#### What is being asked
Reproduce the listing word for word, leaving every picture behind.

--- begin ---

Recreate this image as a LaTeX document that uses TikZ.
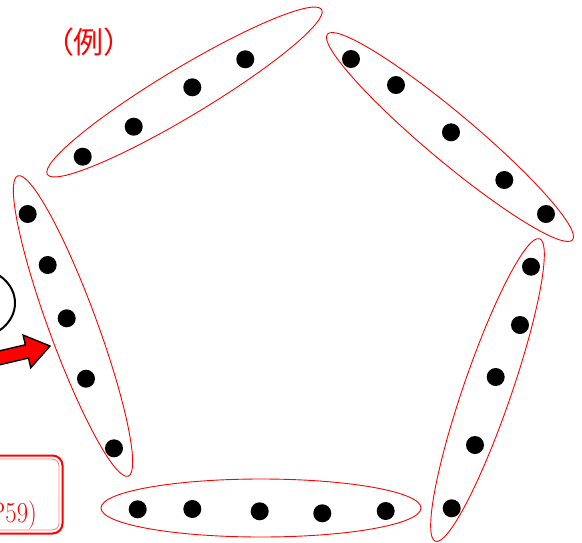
\documentclass[tikz,border=0pt]{standalone}
\usepackage{fontspec}
\newfontfamily\cjkfont{Noto Sans CJK JP}
\usetikzlibrary{shapes.geometric}

\begin{document}
\begin{tikzpicture}[x=1pt,y=-1pt,
  dot/.style={circle,fill=black,inner sep=0pt,minimum size=18pt},
  group/.style={ellipse,draw=red,line width=0.9pt,inner sep=0pt,minimum width=320pt,minimum height=48pt}]
\useasboundingbox (0,0) rectangle (582,542);
% title
\node[text=red,font=\cjkfont\fontsize{30}{32}\selectfont] (title) at (89,42) {（例）};
% five groups as ellipses
\node[group,rotate=31] (gtl) at (184.5,92) {};
\node[group,rotate=-40] (gtr) at (450,137) {};
\node[group,rotate=71] (gr) at (487.5,390) {};
\node[group,minimum height=58pt] (gb) at (261,508) {};
\node[group,rotate=-69.8] (gl) at (73,326) {};
% dots in each group
\foreach \p [count=\i] in {(82.7,156.7),(133.7,126.7),(192.3,87.3),(245.3,59.3)}
  \node[dot] (tl\i) at \p {};
\foreach \p [count=\i] in {(351,59),(396,85),(451,132.3),(504.3,180),(546,214)}
  \node[dot] (tr\i) at \p {};
\foreach \p [count=\i] in {(531,266.7),(520,325),(495.7,377),(475,445),(451.7,508.3)}
  \node[dot] (r\i) at \p {};
\foreach \p [count=\i] in {(137.7,509.3),(192.3,509),(259.7,511.3),(322.3,513.3),(385.7,511)}
  \node[dot] (b\i) at \p {};
\foreach \p [count=\i] in {(27.7,214),(47.7,265),(66.7,318.3),(86,378.7),(114,448.3)}
  \node[dot] (l\i) at \p {};
% cut-off ellipse on the left
\draw[line width=2pt] (-25,303) ellipse [x radius=40, y radius=34.6];
% red block arrow
\coordinate (tip) at (50,346);
\begin{scope}[shift={(tip)},rotate=13.2]
\draw[fill=red,line width=1.4pt,line join=miter]
  (0,0) -- (-23.7,16.8) -- (-23.7,6.8) -- (-80,6.8) -- (-80,-6.8) -- (-23.7,-6.8) -- (-23.7,-16.8) -- cycle;
\end{scope}
% reference box
\draw[red,line width=2pt,rounded corners=10pt] (-30,455.5) rectangle (62.5,533.5);
\draw[red!50,line width=0.8pt,rounded corners=7pt] (-30,459) rectangle (59,530);
\node[text=red,font=\fontsize{29}{31}\selectfont,anchor=base east,xscale=0.85,inner sep=0pt] (ref) at (37,522) {(P59)};
\end{tikzpicture}
\end{document}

--- end ---

#### Solution to the problem
Recreate this image as a LaTeX document that uses TikZ.
\documentclass[tikz,border=0pt]{standalone}
\usepackage{fontspec}
\newfontfamily\cjkfont{Noto Sans CJK JP}
\usetikzlibrary{shapes.geometric}

\begin{document}
\begin{tikzpicture}[x=1pt,y=-1pt,
  dot/.style={circle,fill=black,inner sep=0pt,minimum size=18pt},
  group/.style={ellipse,draw=red,line width=0.9pt,inner sep=0pt,minimum width=320pt,minimum height=48pt}]
\useasboundingbox (0,0) rectangle (582,542);
% title
\node[text=red,font=\cjkfont\fontsize{30}{32}\selectfont] (title) at (89,42) {（例）};
% five groups as ellipses
\node[group,rotate=31] (gtl) at (184.5,92) {};
\node[group,rotate=-40] (gtr) at (450,137) {};
\node[group,rotate=71] (gr) at (487.5,390) {};
\node[group,minimum height=58pt] (gb) at (261,508) {};
\node[group,rotate=-69.8] (gl) at (73,326) {};
% dots in each group
\foreach \p [count=\i] in {(82.7,156.7),(133.7,126.7),(192.3,87.3),(245.3,59.3)}
  \node[dot] (tl\i) at \p {};
\foreach \p [count=\i] in {(351,59),(396,85),(451,132.3),(504.3,180),(546,214)}
  \node[dot] (tr\i) at \p {};
\foreach \p [count=\i] in {(531,266.7),(520,325),(495.7,377),(475,445),(451.7,508.3)}
  \node[dot] (r\i) at \p {};
\foreach \p [count=\i] in {(137.7,509.3),(192.3,509),(259.7,511.3),(322.3,513.3),(385.7,511)}
  \node[dot] (b\i) at \p {};
\foreach \p [count=\i] in {(27.7,214),(47.7,265),(66.7,318.3),(86,378.7),(114,448.3)}
  \node[dot] (l\i) at \p {};
% cut-off ellipse on the left
\draw[line width=2pt] (-25,303) ellipse [x radius=40, y radius=34.6];
% red block arrow
\coordinate (tip) at (50,346);
\begin{scope}[shift={(tip)},rotate=13.2]
\draw[fill=red,line width=1.4pt,line join=miter]
  (0,0) -- (-23.7,16.8) -- (-23.7,6.8) -- (-80,6.8) -- (-80,-6.8) -- (-23.7,-6.8) -- (-23.7,-16.8) -- cycle;
\end{scope}
% reference box
\draw[red,line width=2pt,rounded corners=10pt] (-30,455.5) rectangle (62.5,533.5);
\draw[red!50,line width=0.8pt,rounded corners=7pt] (-30,459) rectangle (59,530);
\node[text=red,font=\fontsize{29}{31}\selectfont,anchor=base east,xscale=0.85,inner sep=0pt] (ref) at (37,522) {(P59)};
\end{tikzpicture}
\end{document}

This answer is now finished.